Objective → Do any lines in the data below contain "matplotlib"? If so, copy every one of them.

Stored data →
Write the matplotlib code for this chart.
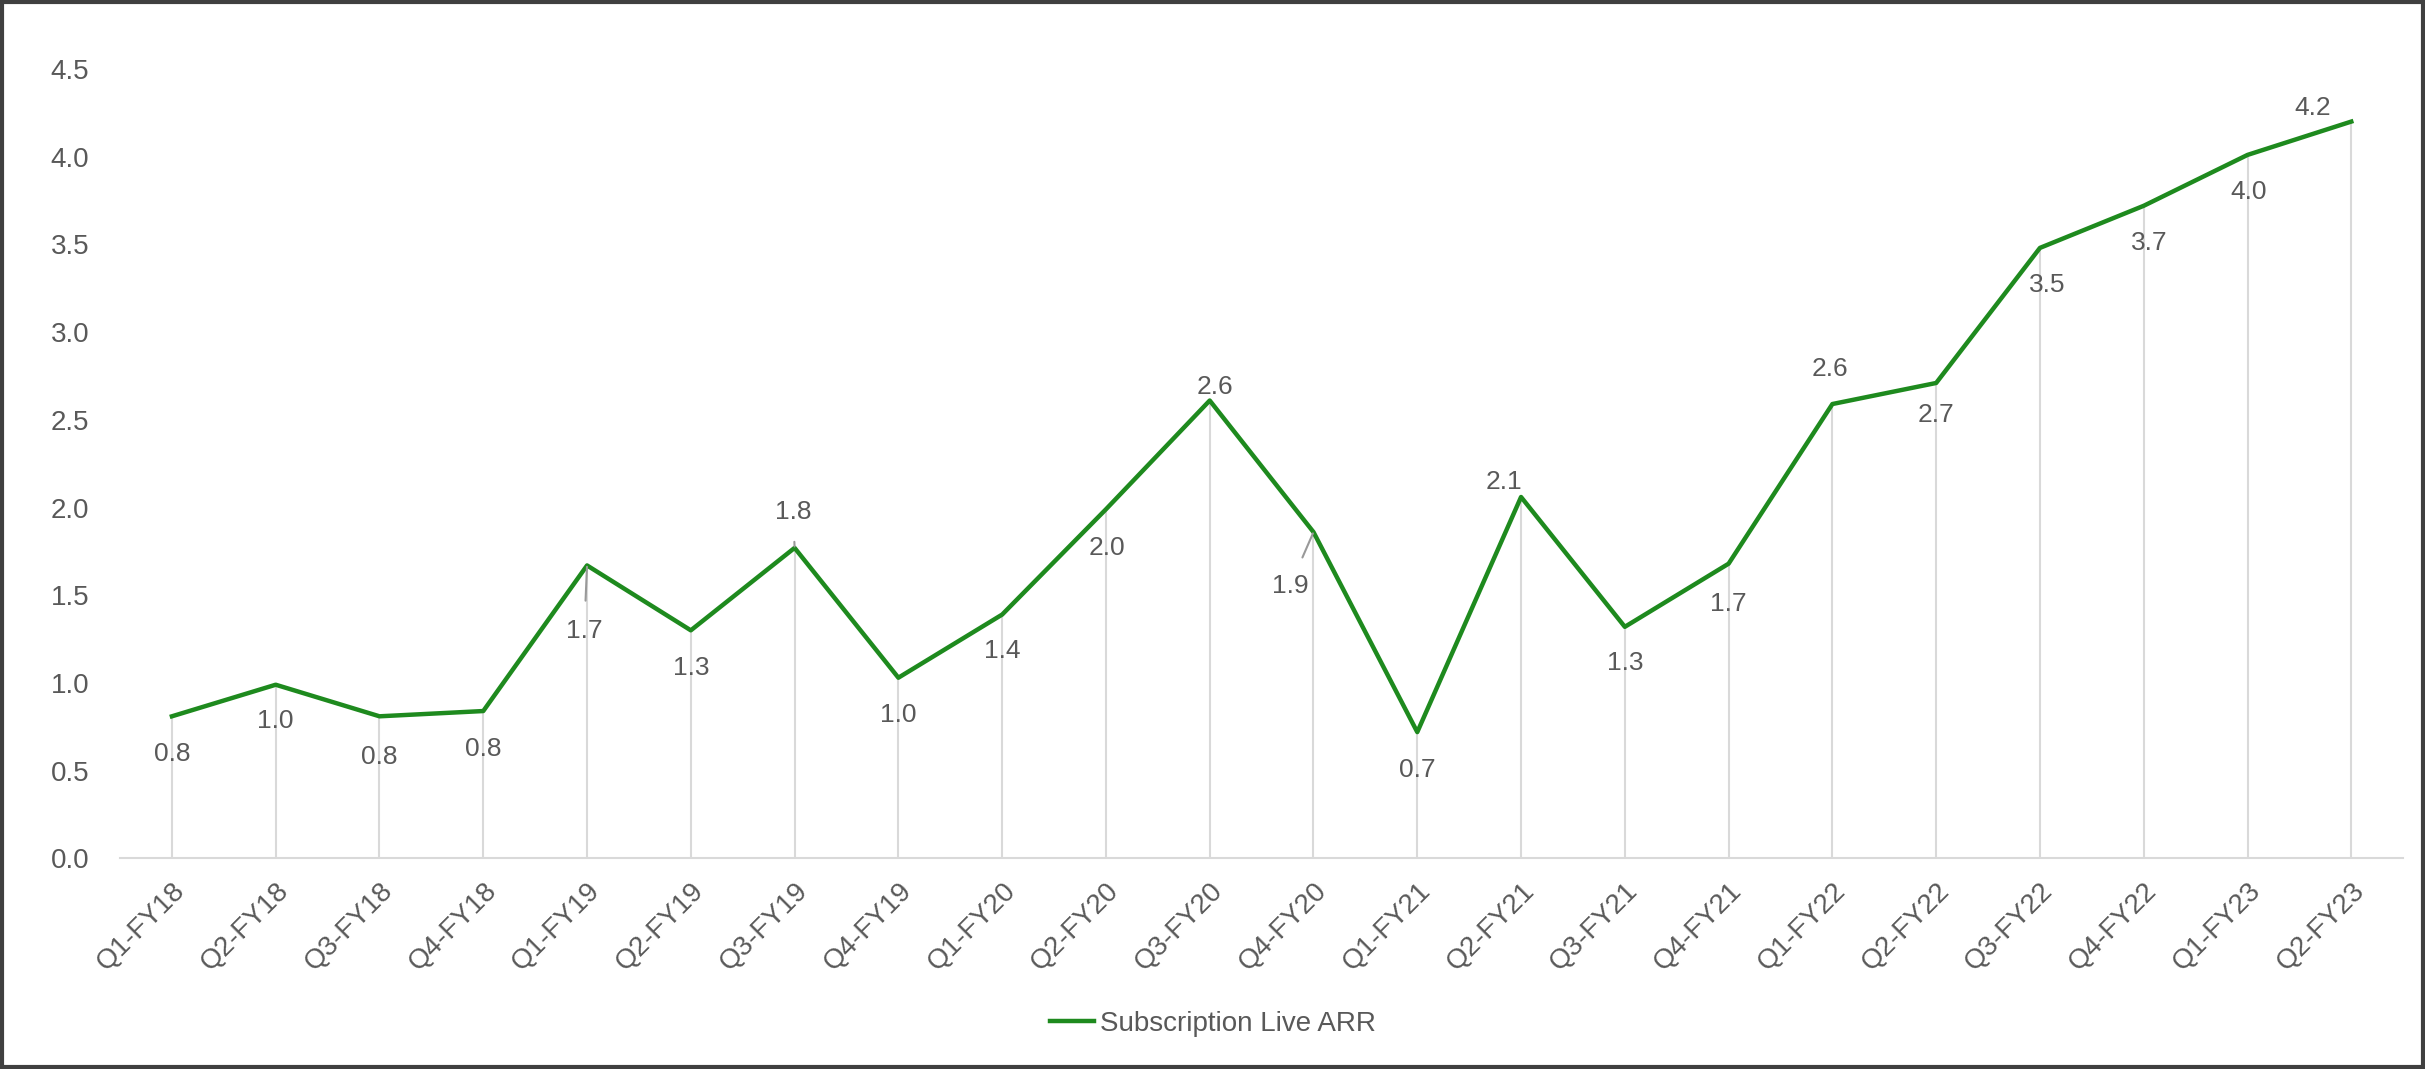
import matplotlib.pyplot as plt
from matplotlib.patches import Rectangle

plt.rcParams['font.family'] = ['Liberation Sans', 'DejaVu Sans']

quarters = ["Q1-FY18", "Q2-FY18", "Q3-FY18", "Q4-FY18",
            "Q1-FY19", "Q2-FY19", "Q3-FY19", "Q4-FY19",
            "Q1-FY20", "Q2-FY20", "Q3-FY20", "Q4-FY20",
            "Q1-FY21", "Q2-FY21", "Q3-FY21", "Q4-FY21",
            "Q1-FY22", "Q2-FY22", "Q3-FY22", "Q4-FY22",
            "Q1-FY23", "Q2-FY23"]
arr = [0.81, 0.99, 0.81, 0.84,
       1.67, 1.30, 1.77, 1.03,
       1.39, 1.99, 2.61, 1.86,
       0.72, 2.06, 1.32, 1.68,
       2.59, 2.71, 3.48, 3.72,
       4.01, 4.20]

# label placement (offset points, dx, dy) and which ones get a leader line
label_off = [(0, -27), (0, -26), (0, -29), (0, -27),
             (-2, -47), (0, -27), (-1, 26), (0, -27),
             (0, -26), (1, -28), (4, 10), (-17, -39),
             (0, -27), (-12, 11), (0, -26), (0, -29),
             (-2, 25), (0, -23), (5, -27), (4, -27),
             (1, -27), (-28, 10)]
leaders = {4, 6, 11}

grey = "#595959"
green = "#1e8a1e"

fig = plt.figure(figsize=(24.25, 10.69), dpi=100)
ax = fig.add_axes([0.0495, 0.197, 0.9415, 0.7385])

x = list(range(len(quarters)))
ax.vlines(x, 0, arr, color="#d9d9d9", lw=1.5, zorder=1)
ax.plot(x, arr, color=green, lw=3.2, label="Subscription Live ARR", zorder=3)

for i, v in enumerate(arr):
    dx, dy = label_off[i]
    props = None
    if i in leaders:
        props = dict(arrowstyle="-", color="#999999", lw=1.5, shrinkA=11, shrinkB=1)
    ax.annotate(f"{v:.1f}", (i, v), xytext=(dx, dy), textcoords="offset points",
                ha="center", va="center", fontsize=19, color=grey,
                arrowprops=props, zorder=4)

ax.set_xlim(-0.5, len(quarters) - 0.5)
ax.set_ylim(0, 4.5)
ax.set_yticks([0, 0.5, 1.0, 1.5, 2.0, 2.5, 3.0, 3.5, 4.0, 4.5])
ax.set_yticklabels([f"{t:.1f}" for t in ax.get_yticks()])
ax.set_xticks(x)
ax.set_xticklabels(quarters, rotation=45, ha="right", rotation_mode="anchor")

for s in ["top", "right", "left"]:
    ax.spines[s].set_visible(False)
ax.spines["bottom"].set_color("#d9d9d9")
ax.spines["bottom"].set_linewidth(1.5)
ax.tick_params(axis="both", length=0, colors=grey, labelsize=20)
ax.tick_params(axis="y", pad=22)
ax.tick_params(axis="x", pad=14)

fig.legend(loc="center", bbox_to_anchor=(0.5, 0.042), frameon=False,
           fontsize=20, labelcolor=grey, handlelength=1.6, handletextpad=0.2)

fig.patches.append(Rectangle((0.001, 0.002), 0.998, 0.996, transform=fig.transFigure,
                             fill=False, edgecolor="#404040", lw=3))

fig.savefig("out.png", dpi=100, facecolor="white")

Finished task →
Write the matplotlib code for this chart.
import matplotlib.pyplot as plt
from matplotlib.patches import Rectangle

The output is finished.